▶ Exercise aim
In the listing below, find the line with "import numpy as np", then repeat exactly every line from the top through that one.
- - - -
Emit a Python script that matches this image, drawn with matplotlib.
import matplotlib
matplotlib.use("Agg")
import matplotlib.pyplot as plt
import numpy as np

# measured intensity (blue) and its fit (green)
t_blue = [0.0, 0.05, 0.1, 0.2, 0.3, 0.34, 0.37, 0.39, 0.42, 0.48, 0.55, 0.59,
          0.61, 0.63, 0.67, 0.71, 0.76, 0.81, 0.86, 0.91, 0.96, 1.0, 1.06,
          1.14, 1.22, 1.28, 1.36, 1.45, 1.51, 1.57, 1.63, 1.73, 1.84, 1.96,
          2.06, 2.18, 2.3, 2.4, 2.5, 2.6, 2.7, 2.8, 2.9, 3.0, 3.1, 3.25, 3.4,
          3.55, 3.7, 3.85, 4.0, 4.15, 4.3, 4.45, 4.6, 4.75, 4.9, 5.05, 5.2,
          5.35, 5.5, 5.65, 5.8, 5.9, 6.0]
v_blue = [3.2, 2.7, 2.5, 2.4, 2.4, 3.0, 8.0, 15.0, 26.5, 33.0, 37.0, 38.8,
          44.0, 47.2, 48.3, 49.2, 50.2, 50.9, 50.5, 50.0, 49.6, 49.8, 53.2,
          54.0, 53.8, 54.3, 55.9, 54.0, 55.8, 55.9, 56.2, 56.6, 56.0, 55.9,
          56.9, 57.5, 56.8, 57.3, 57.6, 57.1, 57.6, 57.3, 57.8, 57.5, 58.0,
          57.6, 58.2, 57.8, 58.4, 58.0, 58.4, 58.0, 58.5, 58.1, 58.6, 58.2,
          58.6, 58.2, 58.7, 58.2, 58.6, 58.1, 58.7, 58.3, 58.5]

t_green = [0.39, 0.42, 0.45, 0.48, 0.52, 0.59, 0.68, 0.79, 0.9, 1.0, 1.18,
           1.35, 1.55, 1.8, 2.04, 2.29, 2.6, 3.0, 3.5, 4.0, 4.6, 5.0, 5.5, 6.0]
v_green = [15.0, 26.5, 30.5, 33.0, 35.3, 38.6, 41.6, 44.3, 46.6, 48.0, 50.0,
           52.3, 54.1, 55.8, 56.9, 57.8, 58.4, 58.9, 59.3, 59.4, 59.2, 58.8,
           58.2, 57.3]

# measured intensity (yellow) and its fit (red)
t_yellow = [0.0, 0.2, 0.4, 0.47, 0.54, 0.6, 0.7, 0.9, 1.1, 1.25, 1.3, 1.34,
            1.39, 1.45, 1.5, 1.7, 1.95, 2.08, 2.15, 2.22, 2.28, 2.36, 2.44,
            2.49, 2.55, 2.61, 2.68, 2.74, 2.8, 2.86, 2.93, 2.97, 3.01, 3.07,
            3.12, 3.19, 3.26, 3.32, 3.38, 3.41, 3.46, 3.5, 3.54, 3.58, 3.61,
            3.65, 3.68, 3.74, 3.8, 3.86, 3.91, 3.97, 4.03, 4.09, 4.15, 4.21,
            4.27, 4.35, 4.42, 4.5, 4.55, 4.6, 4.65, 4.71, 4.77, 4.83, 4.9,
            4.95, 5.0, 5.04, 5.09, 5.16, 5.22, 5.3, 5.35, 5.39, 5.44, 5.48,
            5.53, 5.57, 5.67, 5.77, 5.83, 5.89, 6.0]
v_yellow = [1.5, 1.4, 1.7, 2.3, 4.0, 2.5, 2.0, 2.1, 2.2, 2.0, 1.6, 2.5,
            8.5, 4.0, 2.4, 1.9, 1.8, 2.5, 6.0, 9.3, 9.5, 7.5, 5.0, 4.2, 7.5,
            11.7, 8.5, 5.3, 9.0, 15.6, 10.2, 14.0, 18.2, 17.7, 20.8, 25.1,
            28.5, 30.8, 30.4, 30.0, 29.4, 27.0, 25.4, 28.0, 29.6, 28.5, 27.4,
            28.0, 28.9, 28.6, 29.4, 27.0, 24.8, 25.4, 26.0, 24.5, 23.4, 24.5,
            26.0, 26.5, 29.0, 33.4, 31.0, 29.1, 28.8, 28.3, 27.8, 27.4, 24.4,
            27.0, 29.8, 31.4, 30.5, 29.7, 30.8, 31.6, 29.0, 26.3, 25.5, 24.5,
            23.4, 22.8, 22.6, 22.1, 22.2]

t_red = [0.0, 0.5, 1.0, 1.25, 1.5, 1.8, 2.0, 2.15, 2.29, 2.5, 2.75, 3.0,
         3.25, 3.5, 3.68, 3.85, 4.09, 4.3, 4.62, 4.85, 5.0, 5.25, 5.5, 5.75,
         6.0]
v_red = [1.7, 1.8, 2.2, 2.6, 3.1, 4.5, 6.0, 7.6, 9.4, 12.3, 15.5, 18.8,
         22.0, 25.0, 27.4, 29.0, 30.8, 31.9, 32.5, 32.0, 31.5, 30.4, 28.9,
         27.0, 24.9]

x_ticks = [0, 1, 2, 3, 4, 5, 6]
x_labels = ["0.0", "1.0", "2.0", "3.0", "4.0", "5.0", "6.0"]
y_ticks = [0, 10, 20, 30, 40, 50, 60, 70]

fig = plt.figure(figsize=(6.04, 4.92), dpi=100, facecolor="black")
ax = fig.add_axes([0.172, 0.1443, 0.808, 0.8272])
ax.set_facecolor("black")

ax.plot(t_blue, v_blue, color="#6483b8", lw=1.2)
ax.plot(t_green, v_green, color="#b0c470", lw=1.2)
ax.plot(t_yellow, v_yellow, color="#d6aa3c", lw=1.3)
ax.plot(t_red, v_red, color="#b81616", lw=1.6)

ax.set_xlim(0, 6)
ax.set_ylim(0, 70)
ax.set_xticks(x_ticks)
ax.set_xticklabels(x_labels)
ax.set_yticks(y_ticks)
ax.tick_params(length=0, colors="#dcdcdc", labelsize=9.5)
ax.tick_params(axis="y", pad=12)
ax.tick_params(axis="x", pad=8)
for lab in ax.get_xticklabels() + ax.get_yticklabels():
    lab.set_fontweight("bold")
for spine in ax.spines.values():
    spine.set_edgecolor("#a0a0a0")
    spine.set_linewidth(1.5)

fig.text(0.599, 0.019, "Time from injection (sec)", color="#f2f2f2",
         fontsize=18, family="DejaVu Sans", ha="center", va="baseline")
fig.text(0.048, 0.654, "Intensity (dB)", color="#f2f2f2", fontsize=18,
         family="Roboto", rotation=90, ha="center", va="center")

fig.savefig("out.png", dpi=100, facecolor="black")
- - - -
▶ Exercise solution
Emit a Python script that matches this image, drawn with matplotlib.
import matplotlib
matplotlib.use("Agg")
import matplotlib.pyplot as plt
import numpy as np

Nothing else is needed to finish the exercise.